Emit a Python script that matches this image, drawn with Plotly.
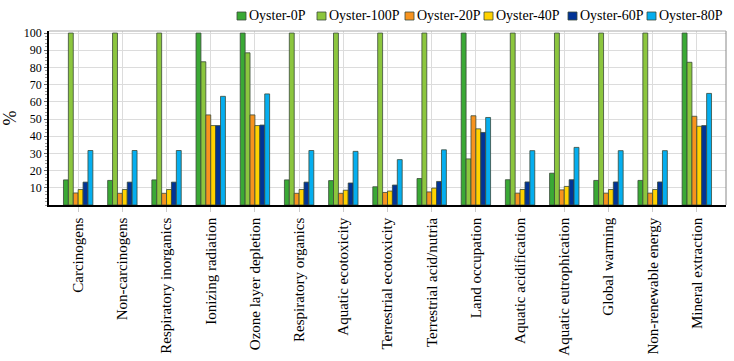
import plotly.graph_objects as go

categories = [
    "Carcinogens", "Non-carcinogens", "Respiratory inorganics", "Ionizing radiation",
    "Ozone layer depletion", "Respiratory organics", "Aquatic ecotoxicity",
    "Terrestrial ecotoxicity", "Terrestrial acid/nutria", "Land occupation",
    "Aquatic acidification", "Aquatic eutrophication", "Global warming",
    "Non-renewable energy", "Mineral extraction",
]

oyster_0p = [14.6, 14.3, 14.6, 100, 100, 14.6, 14.2, 10.6, 15.4, 100, 14.7, 18.5, 14.3, 14.3, 100]
oyster_100p = [100, 100, 100, 83.3, 88.5, 100, 100, 100, 100, 26.8, 100, 100, 100, 100, 83.0]
oyster_20p = [7.0, 6.8, 6.8, 52.4, 52.4, 6.8, 6.8, 7.3, 7.6, 51.9, 6.9, 8.8, 6.9, 6.9, 51.6]
oyster_40p = [9.0, 9.0, 9.0, 46.2, 46.2, 9.0, 8.6, 8.1, 9.8, 44.3, 9.0, 10.8, 9.0, 9.0, 45.8]
oyster_60p = [13.3, 13.3, 13.3, 46.2, 46.5, 13.3, 12.8, 11.6, 13.7, 42.2, 13.4, 14.7, 13.4, 13.4, 46.2]
oyster_80p = [31.7, 31.7, 31.7, 63.2, 64.6, 31.7, 31.2, 26.4, 32.1, 50.9, 31.6, 33.5, 31.6, 31.6, 64.9]

series = [
    ("Oyster-0P", oyster_0p, "#3aa935"),
    ("Oyster-100P", oyster_100p, "#8cc63e"),
    ("Oyster-20P", oyster_20p, "#f7931e"),
    ("Oyster-40P", oyster_40p, "#ffd200"),
    ("Oyster-60P", oyster_60p, "#013396"),
    ("Oyster-80P", oyster_80p, "#05aeef"),
]

serif = "Times New Roman, Liberation Serif, DejaVu Serif, serif"
W, H = 734, 361
ML, MR, MT, MB = 49, 8, 31, 156
PW, PH = W - ML - MR, H - MT - MB

# hand-placed legend (pixel x of each swatch)
legend_px = [237, 317, 405, 484, 568, 647]


def px_x(px):
    return (px - ML) / PW


def px_y(py):
    return 1 + (MT - py) / PH


fig = go.Figure()
shapes = []
annotations = []
for (name, vals, color), lx in zip(series, legend_px):
    fig.add_trace(
        go.Bar(
            x=categories,
            y=vals,
            name=name,
            showlegend=False,
            marker=dict(color=color, line=dict(color="#3a4a3a", width=0.8)),
        )
    )
    shapes.append(dict(
        type="rect", xref="paper", yref="paper",
        x0=px_x(lx), x1=px_x(lx + 9), y0=px_y(20), y1=px_y(12),
        fillcolor=color, line=dict(color="#3a4a3a", width=0.8),
    ))
    annotations.append(dict(
        xref="paper", yref="paper", x=px_x(lx + 10), y=px_y(16),
        xanchor="left", yanchor="middle", showarrow=False,
        text=name, font=dict(family=serif, size=14, color="black"),
    ))

shapes += [
    dict(type="line", xref="paper", yref="paper", x0=1, x1=1, y0=0, y1=1,
         line=dict(color="#888", width=1)),
    dict(type="line", xref="paper", yref="paper", x0=0, x1=1, y0=1, y1=1,
         line=dict(color="#aaa", width=1)),
]

fig.update_layout(
    width=W,
    height=H,
    barmode="group",
    bargap=0.335,
    bargroupgap=0,
    plot_bgcolor="white",
    paper_bgcolor="white",
    margin=dict(l=ML, r=MR, t=MT, b=MB, autoexpand=False),
    font=dict(family=serif, color="black"),
    showlegend=False,
    yaxis=dict(
        range=[0, 101.2],
        tickvals=[10, 20, 30, 40, 50, 60, 70, 80, 90, 100],
        tickfont=dict(family=serif, size=12),
        showgrid=True,
        gridcolor="#dcdcdc",
        gridwidth=1,
        showline=True,
        linecolor="black",
        linewidth=1.5,
        ticks="outside",
        ticklen=3,
        tickcolor="#666",
        minor=dict(ticks="outside", ticklen=2, tickcolor="#999", dtick=2),
        zeroline=False,
        automargin=False,
        title=dict(text="%", font=dict(family=serif, size=18), standoff=9),
    ),
    xaxis=dict(
        range=[-0.66, 14.66],
        tickangle=-90,
        tickfont=dict(family=serif, size=15),
        showgrid=True,
        gridcolor="#dcdcdc",
        showline=True,
        linecolor="black",
        linewidth=1.5,
        ticks="outside",
        ticklen=5,
        tickcolor="#ccc",
        automargin=False,
    ),
    shapes=shapes,
    annotations=annotations,
)

# page has a default 8px body margin; drop it so the figure sits at the corner
fig.write_html(
    "out.html",
    config={"displayModeBar": False},
    post_script="document.body.style.margin='0';",
)
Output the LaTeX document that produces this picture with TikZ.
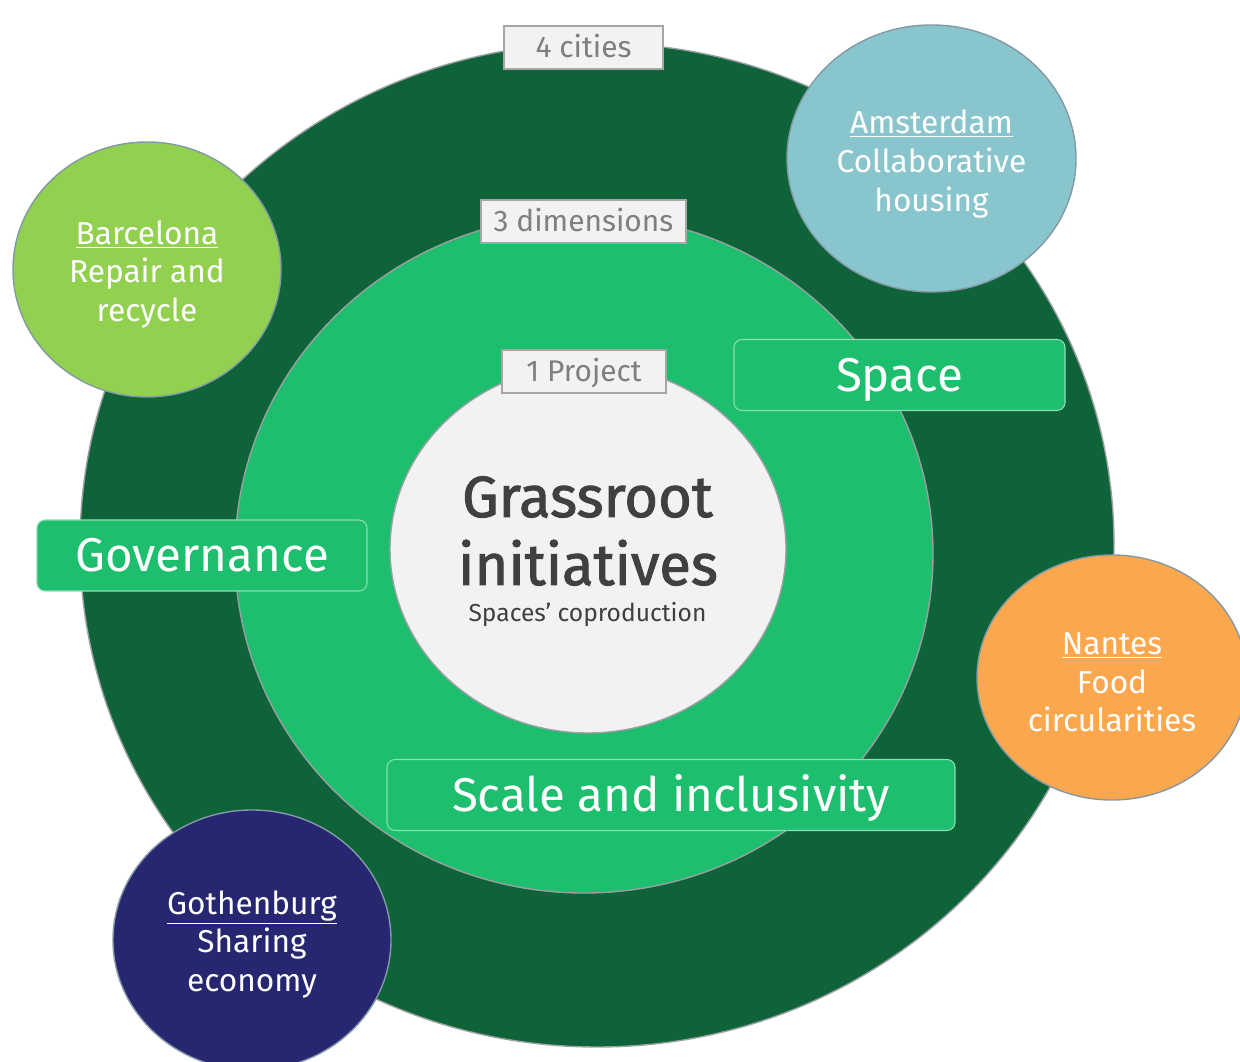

Aim of the task:
Lines holding the word "document" in the entries above are the ones to pull out. Copy them all.

Final result:
    post_script="document.body.style.margin='0';",
Output the LaTeX document that produces this picture with TikZ.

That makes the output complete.